**Direction**
All lines in the data bearing the string "this" should be identified and copied.

** START OF Supplied data **

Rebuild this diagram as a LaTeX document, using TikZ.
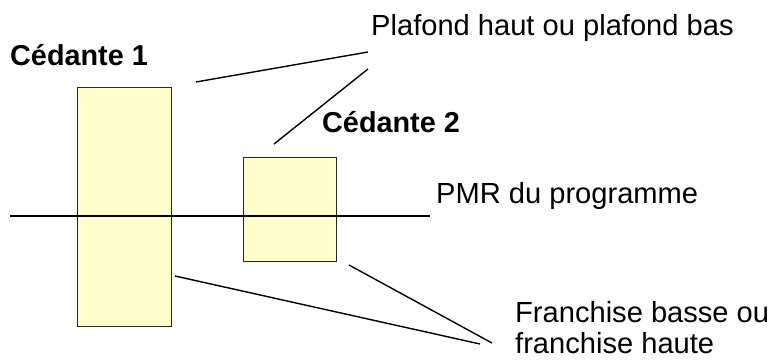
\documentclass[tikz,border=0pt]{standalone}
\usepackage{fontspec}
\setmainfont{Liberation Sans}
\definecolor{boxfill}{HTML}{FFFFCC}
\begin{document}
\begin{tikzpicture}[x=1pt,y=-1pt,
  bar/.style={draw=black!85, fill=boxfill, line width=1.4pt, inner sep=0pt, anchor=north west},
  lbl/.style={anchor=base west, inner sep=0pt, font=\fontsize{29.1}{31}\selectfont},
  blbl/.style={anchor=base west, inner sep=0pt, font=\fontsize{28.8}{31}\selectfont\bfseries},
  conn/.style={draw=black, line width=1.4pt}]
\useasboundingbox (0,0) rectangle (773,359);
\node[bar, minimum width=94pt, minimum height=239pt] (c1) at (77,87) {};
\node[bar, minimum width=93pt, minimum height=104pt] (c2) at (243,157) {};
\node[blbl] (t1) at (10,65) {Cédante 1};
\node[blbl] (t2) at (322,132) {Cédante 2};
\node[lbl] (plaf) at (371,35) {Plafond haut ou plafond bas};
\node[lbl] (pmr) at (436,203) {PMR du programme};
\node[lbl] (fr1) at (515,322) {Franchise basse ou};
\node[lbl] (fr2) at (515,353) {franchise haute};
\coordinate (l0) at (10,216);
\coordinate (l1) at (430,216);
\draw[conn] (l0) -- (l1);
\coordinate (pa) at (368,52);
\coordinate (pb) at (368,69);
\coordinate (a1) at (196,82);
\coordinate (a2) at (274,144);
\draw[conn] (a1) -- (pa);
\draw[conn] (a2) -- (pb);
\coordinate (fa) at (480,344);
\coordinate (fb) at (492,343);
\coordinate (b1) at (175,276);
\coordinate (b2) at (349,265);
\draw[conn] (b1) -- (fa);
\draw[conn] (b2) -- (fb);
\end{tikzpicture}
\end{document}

** END OF Supplied data **
** START OF Supplied data **

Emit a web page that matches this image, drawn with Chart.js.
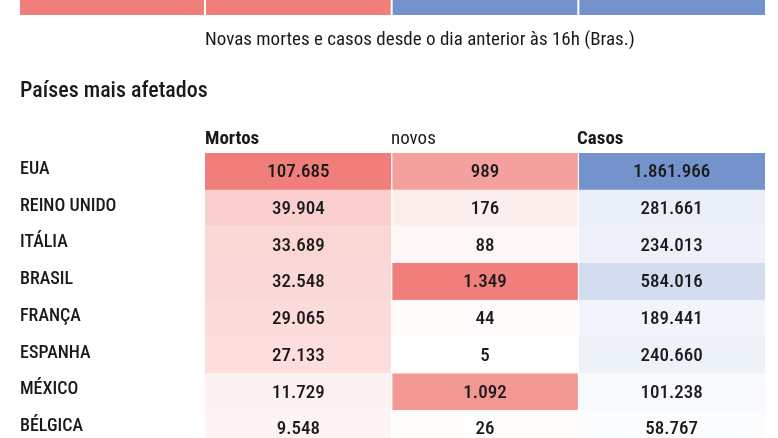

** END OF Supplied data **

**The result**
Rebuild this diagram as a LaTeX document, using TikZ.
Emit a web page that matches this image, drawn with Chart.js.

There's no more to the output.